**EXERCISE PROMPT**. Copy each line below that includes "draw".

**SOURCE EXCERPT**.
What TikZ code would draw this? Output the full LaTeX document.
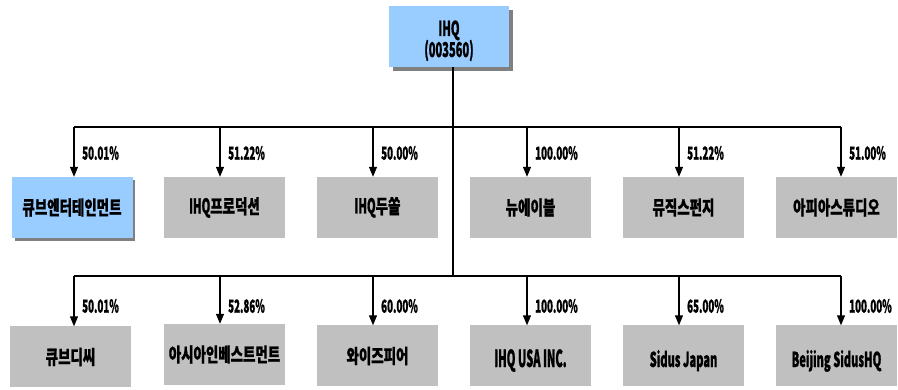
\documentclass[tikz,border=0pt]{standalone}
\usepackage{fontspec}
\setmainfont{Noto Sans CJK KR}[FakeStretch=0.69, BoldFeatures={FakeBold=0.8}]
\newfontfamily\lat{Noto Sans CJK KR}[FakeStretch=0.54, BoldFeatures={FakeBold=0.8}]
\newfontfamily\latn{Noto Sans CJK KR}[FakeStretch=0.47, BoldFeatures={FakeBold=0.8}]
\usetikzlibrary{arrows.meta}
\definecolor{bluebox}{HTML}{99CCFF}
\definecolor{graybox}{HTML}{C0C0C0}
\definecolor{shadowc}{HTML}{808080}
\tikzset{
  sub/.style={fill=graybox, draw=none, minimum width=121pt, minimum height=61pt, inner sep=0pt, font=\fontsize{19.5}{22}\selectfont\bfseries},
  subblue/.style={sub, fill=bluebox},
  conn/.style={line width=1.3pt, draw=black},
  arr/.style={line width=1.1pt, -{Triangle[length=10pt,width=8pt]}},
  pct/.style={anchor=west, inner sep=0pt, font=\lat\fontsize{18}{20}\selectfont\bfseries},
  toptext/.style={anchor=base, inner sep=0pt, font=\lat\fontsize{20.5}{22}\selectfont\bfseries},
  btext/.style={anchor=base, inner sep=0pt, font=\lat\fontsize{20.5}{22}\selectfont\bfseries},
}
\newcommand{\latxt}[1]{{\lat\fontsize{20.5}{22}\selectfont\bfseries #1}}
\begin{document}
\begin{tikzpicture}[x=1pt,y=-1pt]
\useasboundingbox (0,0) rectangle (898,390);
% top node
\fill[shadowc] (393,10) rectangle (513,71);
\node[subblue, minimum width=120pt, minimum height=61pt] (ihq) at (449,36.5) {};
\node[toptext] (ihq1) at (449,36) {IHQ};
\node[toptext] (ihq2) at (449,57) {(003560)};
% trunk
\coordinate (t2) at (453,276);
\draw[conn] (ihq.south -| t2) -- (t2);
\coordinate (l1) at (74,127);
\coordinate (r1) at (841,127);
\coordinate (l2) at (74,276);
\coordinate (r2) at (841,276);
\draw[conn] (l1) -- (r1);
\draw[conn] (l2) -- (r2);
% row 1
\fill[shadowc] (15,180) rectangle (135,241);
\node[subblue] (a1) at (72,207.5) {큐브엔터테인먼트};
\node[sub] (a2) at (224.5,207.5) {\latxt{IHQ}프로덕션};
\node[sub] (a3) at (377.5,207.5) {\latxt{IHQ}두쏠};
\node[sub] (a4) at (530.5,207.5) {뉴에이블};
\node[sub] (a5) at (683.5,207.5) {뮤직스펀지};
\node[sub] (a6) at (836.5,207.5) {아피아스튜디오};
% row 2
\node[sub] (b1) at (70.5,357) {큐브디씨};
\node[sub] (b2) at (224.5,354.5) {아시아인베스트먼트};
\node[sub] (b3) at (377.5,356) {와이즈피어};
\node[sub] (b4) at (530.5,356) {};
\node[sub] (b5) at (683.5,356) {};
\node[sub] (b6) at (836.5,356) {};
\node[btext, font=\latn\fontsize{23.5}{24}\selectfont\bfseries] (b4t) at (530.5,367) {IHQ USA INC.};
\node[btext] (b5t) at (683.5,367) {Sidus Japan};
\node[btext] (b6t) at (836.5,367) {Beijing SidusHQ};
% arrows row 1
\foreach \x/\n/\p in {74/a1/50.01\%, 220/a2/51.22\%, 373/a3/50.00\%, 527/a4/100.00\%, 679/a5/51.22\%, 841/a6/51.00\%}{
  \coordinate (s) at (\x,127);
  \draw[arr] (s) -- (\n.north -| s);
  \node[pct] at (\x+8,153) {\p};
}
% arrows row 2
\foreach \x/\n/\p in {74/b1/50.01\%, 220/b2/52.86\%, 373/b3/60.00\%, 527/b4/100.00\%, 679/b5/65.00\%, 841/b6/100.00\%}{
  \coordinate (s) at (\x,276);
  \draw[arr] (s) -- (\n.north -| s);
  \node[pct] at (\x+8,306) {\p};
}
\end{tikzpicture}
\end{document}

**SOLUTION FOR THIS TASK**.
What TikZ code would draw this? Output the full LaTeX document.
  sub/.style={fill=graybox, draw=none, minimum width=121pt, minimum height=61pt, inner sep=0pt, font=\fontsize{19.5}{22}\selectfont\bfseries},
  conn/.style={line width=1.3pt, draw=black},
\draw[conn] (ihq.south -| t2) -- (t2);
\draw[conn] (l1) -- (r1);
\draw[conn] (l2) -- (r2);
  \draw[arr] (s) -- (\n.north -| s);
  \draw[arr] (s) -- (\n.north -| s);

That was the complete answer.